In favour
American democracy is teetering on the brink. While Biden’s election may delay the ultimate fall of Rome, it won’t prevent it. Why? Because Trump was a symptom, not the cause, of America’s slide towards kleptocracy. This means that while the 45th president’s departure from the White House might slow the collapse of the world’s oldest republic, it won’t reverse the trend.
Why is America’s democracy so brittle? The reason was articulated most recently in a report by the Center for American Progress, which argues that demographic changes across the country — making it more educated and less white — spell the eventual end of the Republican party’s capacity to prevail in free and fair elections.
Women, people of colour and other marginalised groups disproportionately favour Democrats, and soon the vast majority of the electorate will be comprised of these groups who — if they get out and vote — will carry the day every time.
No wonder the Republicans are running scared, though Democrats should be, too. If one party has the numbers to ensure they always win, the other side will feel cheated and try to exert their will some other way. Say, by cheating or blind support for “their” leader whatever he says or does.
Even violence and civil war are possible if the disenfranchised truly feel there is no other way to make their voices heard.
Or the Republican party could change. There is nothing inevitable about women or people of colour turning their backs on conservative and populist parties. But inclusion won’t be easy. The terrible truth is that the exclusion and scapegoating of marginalised groups is what makes others — say, the infamous Trump base — feel they belong.

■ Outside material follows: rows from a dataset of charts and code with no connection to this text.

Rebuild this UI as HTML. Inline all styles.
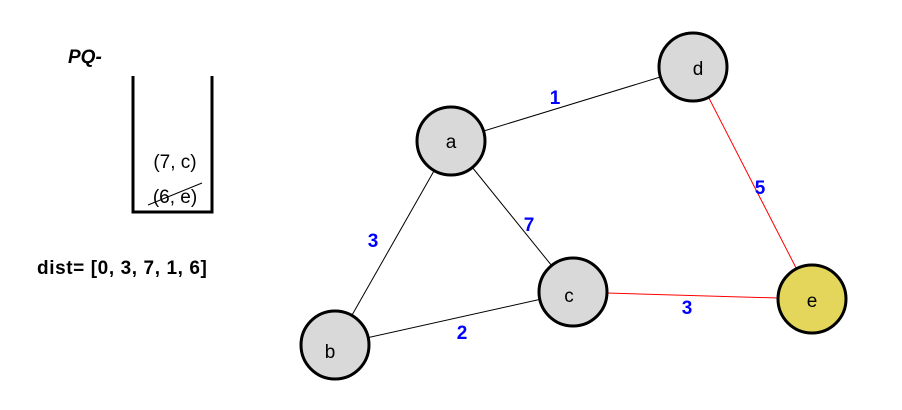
<!DOCTYPE html>
<html><head><meta charset="utf-8"><style>
html,body{margin:0;padding:0;background:#fff;}
svg{display:block;}
</style></head><body>
<svg width="902" height="410" viewBox="0 0 902 410" xmlns="http://www.w3.org/2000/svg" font-family="Liberation Sans, sans-serif">
<rect width="902" height="410" fill="#fff"/>
<text x="68" y="63" font-size="19" font-weight="bold" font-style="italic">PQ-</text>
<path d="M133 76 V212 H212 V76" fill="none" stroke="#000" stroke-width="3"/>
<text x="175" y="168" font-size="19" text-anchor="middle">(7, c)</text>
<text x="175" y="203" font-size="19" text-anchor="middle">(6, e)</text>
<line x1="148" y1="205" x2="202" y2="183" stroke="#000" stroke-width="1"/>
<text x="37" y="274" font-size="19" font-weight="bold" letter-spacing="0.6">dist= [0, 3, 7, 1, 6]</text>
<g stroke-width="1">
<line x1="451" y1="141" x2="693" y2="67" stroke="#000"/>
<line x1="451" y1="141" x2="335" y2="345" stroke="#000"/>
<line x1="451" y1="141" x2="573" y2="292" stroke="#000"/>
<line x1="335" y1="345" x2="573" y2="292" stroke="#000"/>
<line x1="693" y1="67" x2="812" y2="299" stroke="#f00"/>
<line x1="573" y1="292" x2="812" y2="299" stroke="#f00"/>
</g>
<g stroke="#000" stroke-width="3" fill="#d9d9d9">
<circle cx="451" cy="141" r="34"/>
<circle cx="693" cy="67" r="34"/>
<circle cx="335" cy="345" r="34"/>
<circle cx="573" cy="292" r="34"/>
<circle cx="812" cy="299" r="34" fill="#e3d65b"/>
</g>
<g font-size="19" text-anchor="middle">
<text x="451" y="148">a</text>
<text x="698" y="75">d</text>
<text x="330" y="358">b</text>
<text x="569" y="302">c</text>
<text x="812" y="307">e</text>
</g>
<g font-size="19" font-weight="bold" fill="#0000ff" text-anchor="middle">
<text x="555" y="104">1</text>
<text x="760" y="194">5</text>
<text x="529" y="231">7</text>
<text x="373" y="247">3</text>
<text x="462" y="339">2</text>
<text x="687" y="314">3</text>
</g>
</svg>
</body></html>
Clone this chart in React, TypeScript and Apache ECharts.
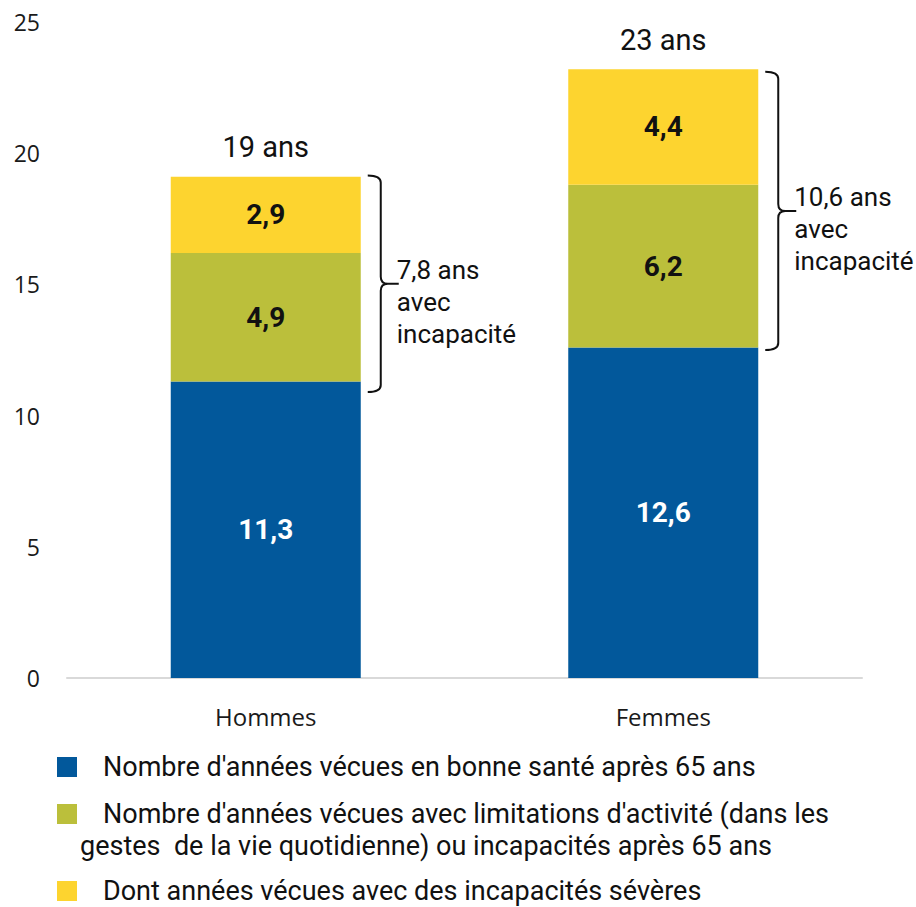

Could it happen in Australia? Some say no, but I disagree. Australia is different to America in a number of ways, but the similarities are striking. They include the visible absence of gender and other forms of diversity in the Liberal/National Parties, and the embrace of bigoted tropes, candidates and policies since the John Howard era to neutralise the electoral threat posed by Pauline Hanson and other racist parties.
Like the US, Australia is a multicultural nation with more than a quarter of our population born overseas. Our electorate is also polarised in a way that media academic Denis Muller attributes to the influence of News Corp in both countries.
Then there’s the growing income and wealth inequality in Australia that, while less stark than in the US, still sees the top 1% of Australians live in households with an average weekly income 26 times that of the bottom 5%.
Against
Hold on Tiger! Trump destroyed American democracy? The US has just had one of the most free and fair elections in its history, with turnout that — in a country where voting isn’t mandatory — topped the charts. In fact, Trump got more votes than any US President before him. Only problem for him is Biden got even more.
According to the international observers invited by the US State Department to monitor the 2020 vote, it all went down with barely a hitch. Given free and fair elections are the cornerstone of democracy, claims that US democracy is hurting, or that Trump is the cause of the imaginary decline, are fanciful.
Australia’s democracy is in good shape too. The success of the national cabinet process — which saw cooperation between the conservative federal and mostly Labor state governments — in orchestrating Australia’s effective response to COVID-19 is only the latest example of how effectively our system works. And while contempt for political leaders among Australians is high, so is our appreciation of the freedoms our democracy delivers. According to the 2019 Freedom in the World report, Australia ranks sixth of 86 independent nations that display the qualities of a liberal democracy.
Does all this mean that advanced democracies like Australia’s can’t do better? Not at all. As the authors of the Democracy 2025 report argue, the “legitimacy gap” that has opened up between the ideals of democracy and what Australians feel their democracy delivers provides an “urgent wake-up call” to Australia’s political and civic leaders.
Democracies are always declared to be in crisis, according to a parliamentary paper on the subject. And as our political forebearers have warned us as far back as the fourth century BC, the cost of freedom is eternal vigilance.